Filin, himself the star of the Bolshoi Ballet and the former chief of Moscow’s Stanislavsky Musical Theater ballet company, was appointed artistic chief in 2011. He began by inviting one of ballet’s most talented stars, American Ballet Theatre principal dancer David Hallberg, to join the company.

Hallberg danced with another Bolshoi star, Svetlana Zakharova, in Pyotr Chaikovsky’s “Sleeping Beauty” to open the season in the fall of 2011 as Filin and Iksanov presided over the return of company to the Bolshoi Theater after a prolonged restoration marked with financial scandals.
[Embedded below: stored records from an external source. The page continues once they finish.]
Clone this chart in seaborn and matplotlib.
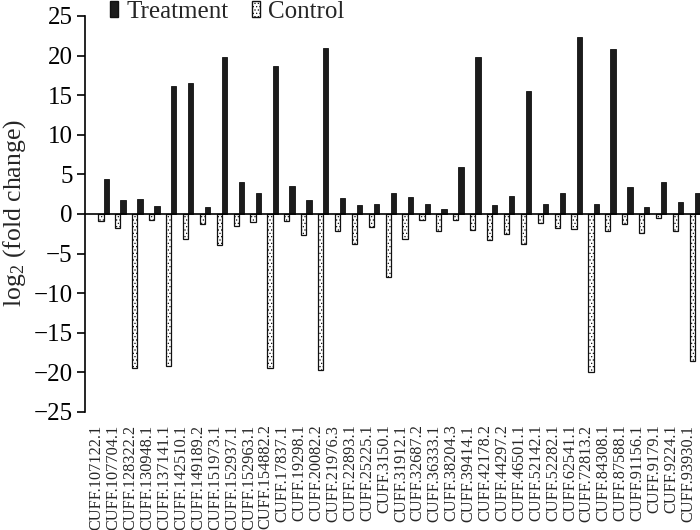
import numpy as np
import pandas as pd
import matplotlib
matplotlib.use("Agg")
import matplotlib.pyplot as plt
import matplotlib.patches as mpatches
import seaborn as sns

genes = ["CUFF.107122.1", "CUFF.107704.1", "CUFF.128322.2", "CUFF.130948.1", "CUFF.137141.1",
         "CUFF.142510.1", "CUFF.149189.2", "CUFF.151973.1", "CUFF.152937.1", "CUFF.152963.1",
         "CUFF.154882.2", "CUFF.17837.1", "CUFF.19298.1", "CUFF.20082.2", "CUFF.21976.3",
         "CUFF.22893.1", "CUFF.25225.1", "CUFF.3150.1", "CUFF.31912.1", "CUFF.32687.2",
         "CUFF.36333.1", "CUFF.38204.3", "CUFF.39414.1", "CUFF.42178.2", "CUFF.44297.2",
         "CUFF.46501.1", "CUFF.52142.1", "CUFF.52282.1", "CUFF.62541.1", "CUFF.72813.2",
         "CUFF.84308.1", "CUFF.87588.1", "CUFF.91156.1", "CUFF.9179.1", "CUFF.9224.1",
         "CUFF.93930.1"]
treatment = [4.4, 1.8, 1.9, 1.0, 16.2, 16.5, 0.9, 19.8, 4.1, 2.7,
             18.7, 3.5, 1.8, 21.0, 2.0, 1.1, 1.3, 2.6, 2.2, 1.3,
             0.6, 5.9, 19.8, 1.1, 2.3, 15.5, 1.3, 2.6, 22.4, 1.3,
             20.8, 3.4, 0.9, 4.1, 1.5, 2.7]
control = [-0.9, -1.8, -19.5, -0.7, -19.2, -3.2, -1.2, -3.9, -1.5, -1.0,
           -19.5, -0.9, -2.7, -19.7, -2.2, -3.8, -1.6, -8.0, -3.1, -0.7,
           -2.1, -0.8, -2.0, -3.3, -2.5, -3.8, -1.1, -1.8, -1.9, -19.9,
           -2.2, -1.3, -2.4, -0.5, -2.1, -18.5]
yticks = [25, 20, 15, 10, 5, 0, -5, -10, -15, -20, -25]

sns.set_style("white")
plt.rcParams["font.family"] = ["Liberation Serif", "DejaVu Serif"]
plt.rcParams["mathtext.fontset"] = "custom"
plt.rcParams["mathtext.rm"] = "Liberation Serif"
plt.rcParams["mathtext.it"] = "Liberation Serif:italic"
plt.rcParams["hatch.linewidth"] = 0.5

df = pd.DataFrame({
    "gene": genes * 2,
    "value": control + treatment,
    "group": ["Control"] * len(genes) + ["Treatment"] * len(genes),
})

fig = plt.figure(figsize=(7.0, 5.3), dpi=100)
ax = fig.add_axes([85 / 700, 118 / 530, 615 / 700, 396 / 530])

sns.barplot(data=df, x="gene", y="value", hue="group",
            hue_order=["Control", "Treatment"], order=genes,
            palette={"Control": "#f2f2f2", "Treatment": "#1c1c1c"},
            width=0.62, gap=0, ax=ax, legend=False, saturation=1)

for cont, lvl in zip(ax.containers, ["Control", "Treatment"]):
    for p in cont:
        if lvl == "Control":
            p.set_facecolor("white")
            p.set_edgecolor("#111111")
            p.set_linewidth(0.9)
            p.set_hatch(".....")
        else:
            p.set_facecolor("#1c1c1c")
            p.set_edgecolor("#111111")
            p.set_linewidth(0.6)

ax.set_ylim(-25, 25)
ax.set_xlim(-1.1, 35.3)
ax.set_yticks(yticks)
ax.set_yticklabels([str(v).replace("-", "\u2212") for v in yticks], fontsize=18)
ax.tick_params(axis="y", direction="out", length=6, width=1.2, pad=3, left=True, colors="black")
ax.set_xticks(np.arange(len(genes)) - 0.4)
ax.set_xticklabels(genes, rotation=90, fontsize=11.7)
ax.tick_params(axis="x", length=0, pad=9)
ax.set_xlabel("")
ax.set_ylabel("")
for s in ["top", "right", "bottom"]:
    ax.spines[s].set_visible(False)
ax.spines["left"].set_color("black")
ax.spines["left"].set_linewidth(1.2)
ax.axhline(0, color="black", linewidth=1.2, zorder=3)

fig.text(15 / 700, 1 - 213 / 530, r"log$_{\mathrm{2}}$ (fold change)", rotation=90,
         fontsize=18.5, ha="center", va="center")

h_t = mpatches.Patch(facecolor="#1c1c1c", edgecolor="#111111", label="Treatment")
h_c = mpatches.Patch(facecolor="white", edgecolor="#111111", hatch=".....", label="Control")
fig.legend(handles=[h_t, h_c], loc="upper left", bbox_to_anchor=(110 / 700, 0.998),
           ncol=2, frameon=False, fontsize=18, handlelength=0.3, handleheight=0.6,
           handletextpad=0.35, columnspacing=0.95, borderaxespad=0, borderpad=0)

fig.savefig("out.png", dpi=100)
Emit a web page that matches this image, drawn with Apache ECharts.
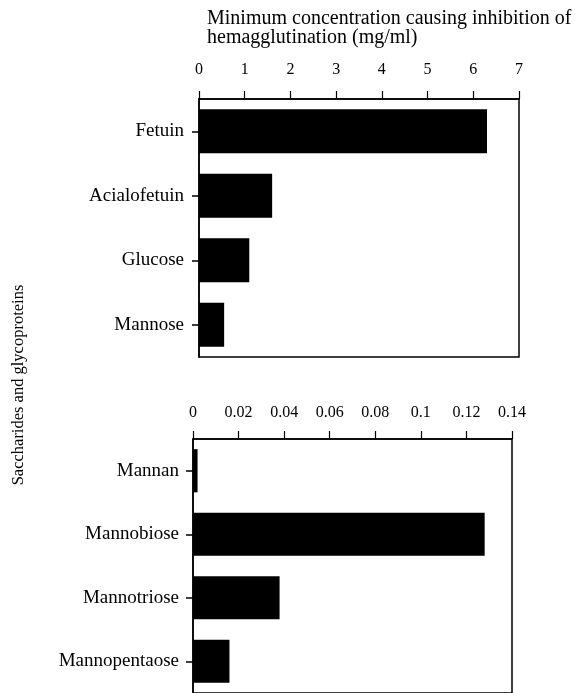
<!DOCTYPE html>
<html>
<head>
<meta charset="utf-8">
<script src="https://cdn.jsdelivr.net/npm/echarts@6/dist/echarts.min.js"></script>
<style>
  html, body { margin: 0; padding: 0; background: #fff; }
  #chart { width: 575px; height: 693px; }
</style>
</head>
<body>
<div id="chart"></div>
<script>
// Upper panel: glycoproteins and simple sugars (mg/ml)
const topCategories = ['Fetuin', 'Acialofetuin', 'Glucose', 'Mannose'];
const topValues = [6.3, 1.6, 1.1, 0.55];

// Lower panel: mannose oligomers (mg/ml)
const bottomCategories = ['Mannan', 'Mannobiose', 'Mannotriose', 'Mannopentaose'];
const bottomValues = [0.002, 0.128, 0.038, 0.016];

const axisTitle = ['Minimum concentration causing inhibition of', 'hemagglutination (mg/ml)'];
const sideTitle = 'Saccharides and glycoproteins';

const FONT = 'Liberation Serif';
const INK = '#000';

const chart = echarts.init(document.getElementById('chart'), null, { renderer: 'canvas' });

function valueAxis(gridIndex, max, interval, margin, fmt) {
  return {
    type: 'value',
    gridIndex: gridIndex,
    position: 'top',
    min: 0,
    max: max,
    interval: interval,
    axisLine: { show: true, lineStyle: { color: INK, width: 1.5 } },
    axisTick: { show: true, inside: false, length: 8, lineStyle: { color: INK, width: 1.2 } },
    axisLabel: { color: INK, fontFamily: FONT, fontSize: 16, margin: margin, formatter: fmt },
    splitLine: { show: false }
  };
}

function categoryAxis(gridIndex, cats, margin) {
  return {
    type: 'category',
    gridIndex: gridIndex,
    data: cats,
    inverse: true,
    axisLine: { show: true, lineStyle: { color: INK, width: 1.5 } },
    axisTick: { show: true, alignWithLabel: true, length: 7, lineStyle: { color: INK, width: 1.5 } },
    axisLabel: { color: INK, fontFamily: FONT, fontSize: 19, margin: margin }
  };
}

chart.setOption({
  animation: false,
  backgroundColor: '#fff',
  textStyle: { fontFamily: FONT },
  title: {
    text: axisTitle.join('\n'),
    left: 202,
    top: 4,
    textStyle: { fontFamily: FONT, fontSize: 20, fontWeight: 'normal', color: INK, lineHeight: 19 }
  },
  graphic: [{
    type: 'text',
    x: 19, y: 385,
    rotation: Math.PI / 2,
    style: { text: sideTitle, fontFamily: FONT, fontSize: 16.5, fill: INK, align: 'center', verticalAlign: 'middle' }
  }],
  grid: [
    { left: 199, right: 56, top: 99, height: 258, show: true, borderColor: INK, borderWidth: 1.5, containLabel: false },
    { left: 193, right: 63, top: 439, height: 257, show: true, borderColor: INK, borderWidth: 1.5, containLabel: false }
  ],
  xAxis: [
    valueAxis(0, 7, 1, 21, v => String(v)),
    valueAxis(1, 0.14, 0.02, 18, v => String(+v.toFixed(2)))
  ],
  yAxis: [
    categoryAxis(0, topCategories, 15),
    categoryAxis(1, bottomCategories, 14)
  ],
  series: [
    {
      type: 'bar', xAxisIndex: 0, yAxisIndex: 0, data: topValues,
      barWidth: '68%', itemStyle: { color: INK }
    },
    {
      type: 'bar', xAxisIndex: 1, yAxisIndex: 1, data: bottomValues,
      barWidth: '68%', itemStyle: { color: INK }
    }
  ]
});
</script>
</body>
</html>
“This attack is a reprehensible strike at the core of all who strive to make art,” Hallberg said in an interview via email. “Sergei Filin is an artist leading a generation of dancers in a visionary way and this violence has no place in the artistic community or anywhere else.”

Back in 2011 many hoped that the return of the company to the restored theater would end the tumultuous times at the Bolshoi.

When Filin said following his return that he was happy to be “coming back to his native home,” Iksanov quietly warned him: “Be careful, Sergei.”

“Last week feeling the pressure from phone calls with threats, his email box hacked and car tires slashed, Sergei came to Anatoly Gennadyevich [Iksanov] and said that he felt ‘like in the line of fire,’” Novikova recalled. “Anatoly Gennadyevich replied that he felt in the line of fire all the time.”